Even though Bulgaria’s ski resorts are amongst the more popular winter destinations in emerging Europe, it is not clear to what extent the growth in visitors to these locations has helped improve the lives of the traditional residents of the mountains.
Tax evasion, misuse of EU funds, and involvement with organised crime groups are just some of the accusations that have been leveled against some of the businesses operating Bulgaria’s lucrative winter resorts, while other profiteers are situated entirely outside of the country.
‘Get as many tourists in as possible’
While the Bulgarian government continues its misguided efforts to simply get as many tourists as possible to visit the country, many have argued for the need to also make such visits beneficial to the nation as a whole rather than a limited number of private individuals with dubious intentions.
For many locals, and a growing number of foreign visitors, overcrowded mainstream resorts are becoming less appealing, instead preferring to spend their time and money in traditional mountain towns and villages during the winter months.
Mountain settlements with Bulgarian Revival and Ottoman architecture, like Koprosvshtitsa (100 kilometres from Sofia), Kosovo (26 kilometres from Plovdiv), and Orehovo (57 kilometres from Plovdiv) in the Rhodope mountains can offer unique winter accommodation and experiences, where businesses are also much more likely to be directly owned by locals, often offering locally-made crafts rather than mass-produced souvenirs.
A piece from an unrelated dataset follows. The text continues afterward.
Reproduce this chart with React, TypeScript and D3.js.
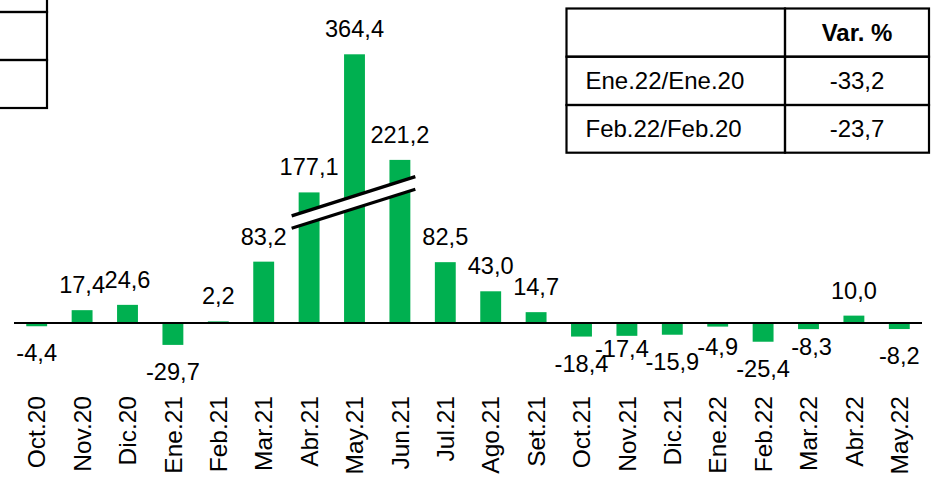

Meanwhile, organisations such as the independent EcoSytem Europe, offer advice to travel agencies and small business interested in bringing in tourists, without negatively affecting the environment or the communities that live near locations frequented by tourists.
Milena Ignatova, co-founder and board member of EcoSystem Europe, says that sustainable tourism does not mean fewer tourists, but visits that are better distributed over time and territory, and definitely not less income than mass tourism.
“The difference between mass and sustainable tourism is the level of concern for the environment and for people, especially local populations,” she says.
Georgia: Getting it right?
Another country in the region that is experiencing impressive levels of growth in winter tourism, but also notable issues with widespread poverty in mountain communities, is Georgia.
However, the mountainous Kakheti region of Georgia has been described as a regional frontrunner in ensuring that an increase in visits to the country will be beneficial to as many Georgian residents as possible. The development strategy adopted by Kakheti is based on a value chain analysis, and prioritises local communities by looking at not just the overall increase of economic activity, but also the creation of new employment opportunities, cross-sector linkages, while also considering the levels of tourism-related income for local Kakheti communities.
Georgia, which boasts the best ski resort in emerging Europe, appears to be growing in popularity amongst travellers looking for a unique winter destination.
The number of visitors to the country could soon reach those of some better known emerging European winter destinations – both those which choose to encourage mass tourism (such as Bulgaria), or those simply located closer to traditional European winter destinations (such as Slovenia).
Many of these somewhat more frequently visited winter resorts and locations in emerging Europe are now also struggling with over-crowding and natural deterioration.
While such countries in the region appear to be making contrasting efforts to preserving the environment and offering tourism-related opportunities to local communities, Georgia appears to be at a crossroads.
With visitors to the Caucasus country continuing to grow it is vital for the whole country to follow the example of Kakheti and adopt forms of tourism that genuinely bring improvement to the lives of the local population.